I started with some calculations to see how much I'd have to rip the outside rows down on the table saw. I wanted to split the difference of whatever partial board width would be left over in the last row To keep it uniform. But, unbelievably, it looked like it would fit exactly, exactly 28 planks wide. No ripping!

DSC_3346.JPG

...divided by 12 feet equals 28 planks.

Not trusting my math, because I tend to make stupid errors, especially when lots of expensive material is involved and there's absolutely no margin for error, I loose laid out a full width of boards across the room. It was a perfect fit! Yay math!!! This floor is was going to look great when done; the color is absolutely beautiful.

DSC_3348.JPG

I started by shooting my laser line  21" away from the wall, enough for four plank rows. I thought I could get that many down easily in an hour, as recommended by the adhesive manufacturer.

DSC_3353.JPG

I randomly cut a few starter boards, to avoid a pattern on the floor, and laid out the first four staggered rows behind my the install location. I'd be ready to quick-draw and slap them into the glue, no problem.

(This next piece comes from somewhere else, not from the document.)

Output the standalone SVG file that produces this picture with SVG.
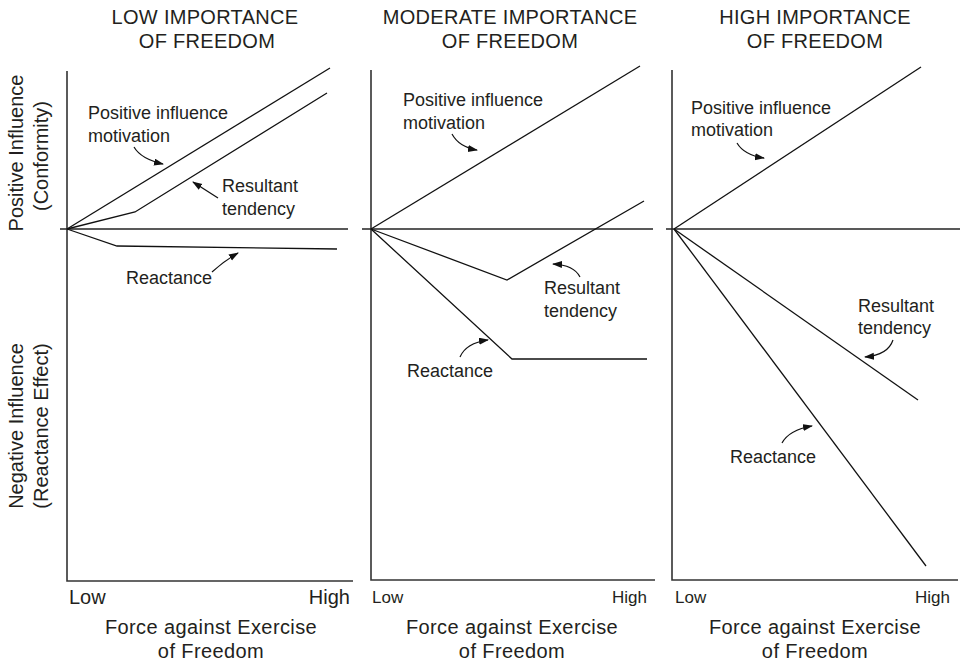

The 5 gallon can of  adhesive came with trowel blades. There were two options, depending on the thickness of the wood being used. 

DSC_3355.JPG

I snapped one on my brand-spanking new notched trowel. Luckily, it stayed tight through the whole project. The manufacturer recommends replacing the blade with each bucket of adhesive, due to wearing down.

DSC_3357.JPG

On to the fun! It started with peeling off the top of the adhesive like an old gravy-skin, left out all night after Thanksgiving dinner. The glue looked like harmless cake batter. I'd bang this project out in no time!

DSC_3358.JPG

Holy crap!

The adhesive is a hot bucket of mess. It merrily took me down a sticky, God-awful trip into downtown horrible-ville. I wore rubber gloves, but I still managed to get that tenacious slop EVERYWHERE! It was the consistency of stringy cake batter, but much worse tasting. I was spattering and slinging droplets of stringy glop with my every move. I got it on my clothing, ...skin,... wood flooring,.. walls,... tools,... knee-pads,...everywhere.

I didn't even take photos during that first horrible application of adhesive. I couldn't fish the camera remote out of my pocket without getting the ghastly adhesive on it. As an added bonus, mineral spirits just barely loosen up the sticky horror of urethane adhesive. I went through three pairs of rubber gloves and half a can of mineral spirits.  Take my word for it; it really sucked.

By contrast, the wood went down easily. I pushed it against 1/4" spacers on the walls and taped the tongue and groove planks tightly with wide masking tape. I was able to clean up the little squeeze-outs of adhesive with a damp cloth or my finger (and wipe it on my pants). It wasn't that bad. I could already see that the floor was going to look great.

DSC_3360.JPG

The process became a steady repetition of steps, including a massive clean-up between each set of four planks.

Cut the boards,... set the laser...

DSC_3362.JPG

... slop the adhesive down,...smooth it with the flat edge,.... scrape it perpendicular to the plank row with the notched trowel edge,...

DSC_3363.JPG

... install the planks while my gloves disintegrate ...

... aaaaaand repeat.

I called it quits for the day after three sets, only twelve rows done. A pitiful production my friends.

By the third set, I was doing a lot better with the messy glue, it's a bit of a learning experience. At that point, I no longer considered it diabolically horrible. It improved several levels to just being significantly unpleasant, quite an improvement.